Back in 2005, Alan Reynolds of Cato observed the following:
All such comments allude to “average earnings” of production workers in manufacturing and non-supervisory workers in services. But that data series does not purport to measure hourly pay at all, much less a typical worker’s wage. The figures cover only 62 percent of all jobs, not 80 percent, if government workers and the self-employed were included. And that just begins to explain the confusion.
In fact, this data series is so misleading it is finally being phased out by the Bureau of Labor Statistics (BLS), to be replaced over the next four years by one that covers all private employees. For one thing, as the BLS explains: “the production and non-supervisory worker hours and payroll data have become increasingly difficult to collect, because these categorizations are not meaningful to survey respondents. Many survey respondents report that it is not possible to tabulate their payroll records based on the production/non-supervisory definitions.”
Not everyone will embrace Reynolds’ analysis, and I would be eager to see other estimates regarding the share of total employment accounted for by the category of production/nonsupervisory workers.

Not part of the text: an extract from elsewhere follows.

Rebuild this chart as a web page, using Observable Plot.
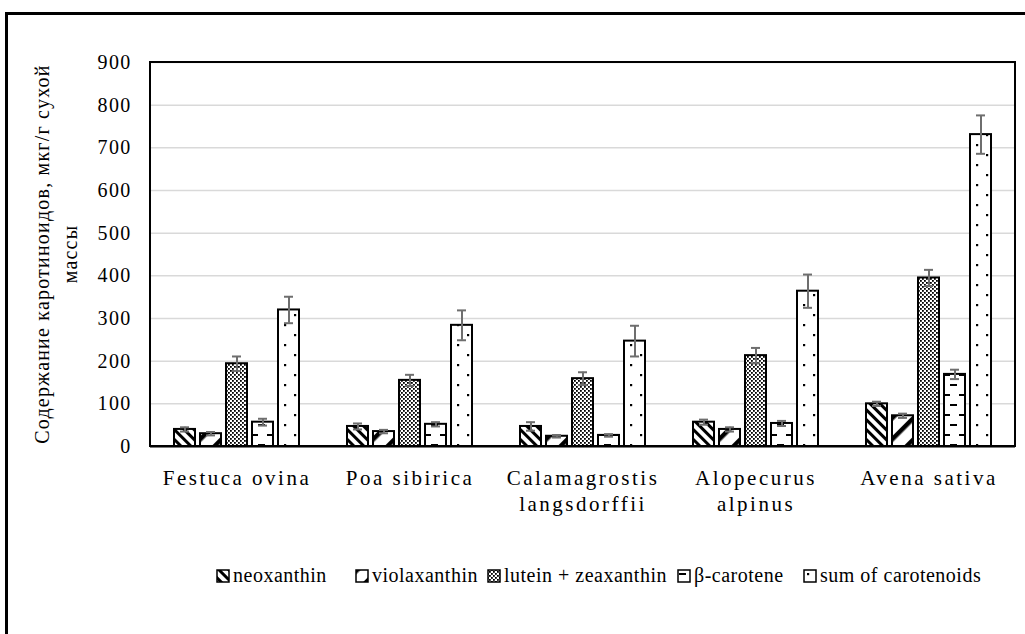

What we do know is that we’re dealing with moving targets over time. Consider, for example, the changing civilian employment-population ratio, which you’ll find at the Federal Reserve Bank of St. Louis. There was a steep increase in the ratio for most of the period covered by Mishel, presumably due to rising female labor force participation, yet there has been a pronounced decrease in recent years, due to a number factors ranging from early retirements to the continuing impact of the deterioration of the labor market prospects of less-skilled men and the associated increase in the disability rolls, etc. This doesn’t undermine the story Mishel is trying to tell, but it seems worth of note.
Moreover, the sector composition of the U.S. economy has changed over this time, as Spence and Hlatshwayo have emphasized in their work on the evolving structure of the U.S. labor market, which we’ve discussed on a number of occasions. Employment growth in the U.S. has tended to come from the nontradable sector while increases in value-added have tended to come from the tradable sector.
Virtually all (97.7 percent) of the incremental employment [from 1990 to 2008] stems from the nontradable sector. This occurred despite dramatic labor-saving technology in information processing that ran across all sectors of the economy.
The leading employment sectors are government and health care, in that order, both on the nontradable side. Together these two sectors generated more than 10 million addition- al jobs over the period, accounting for almost 40 percent of the increment. Health care added 6.3 million jobs on a base of 10 million. Government added 4.1 million on a base of 18.4 million.
There are a few ways to think about this shift in sector composition and how it might impact productivity. It could be that Mishel was actually understating the extent of the productivity wedge for private sector workers by using economy-wide productivity rather than private sector productivity. Measuring the productivity of public sector workers is notoriously difficult, as is measuring the productivity of workers in the rapidly expanding health sector.
But what if much of the private sector productivity gains were being driven by a minority of private sector workers? Spence and Hlatshwayo observe the following:
The tradable sector experienced job growth in high-end services including management and consulting services, computer systems design, finance, and insurance. These increases were roughly matched by declines in employment in most areas of manufacturing.
How many of these workers are best described as nonsupervisory? And might declines in employment in most areas of manufacturing, a domain in which productivity has increased considerably, also have an impact on the larger picture?
Krugman and Mishel argue that “inequality” is the problem, and if there had been no increase in “inequality” over the period under discussion, the compensation picture would look very different. But this strikes me as a non sequitur. If manufacturing employment has declined and service employment has polarized between knowledge-intensive, high-end services and less-skilled service work, it is at least possible that we’re stacking the deck. That is, the big productivity gains may well have come in helping a relatively small number of privileged workers do their jobs more effectively than in the past through new combinations of technology and labor.
To put this somewhat differently, no one is surprised to learn that manufacturing employment has decreased as a share of total employment, and that less-skilled U.S. manufacturing workers are competing with less-skilled workers in other countries. This will tend to depress compensation levels, all else being equal. Productivity in manufacturing to at least some extent reflects inputs from other countries, as Michael Mandel has argued. So basically, the representation of highly-productive manufacturing workers (who are highly-productive because of their access to expensive capital goods and, perhaps, because they are processing lower-cost inputs as part of a global supply chain) as a share of all production/nonsupervisory workers has presumably fallen over time. At the same time, the share of workers specializing in outsourced household production may have increased over time in response to the increase in the number and the affluence of two-earner households.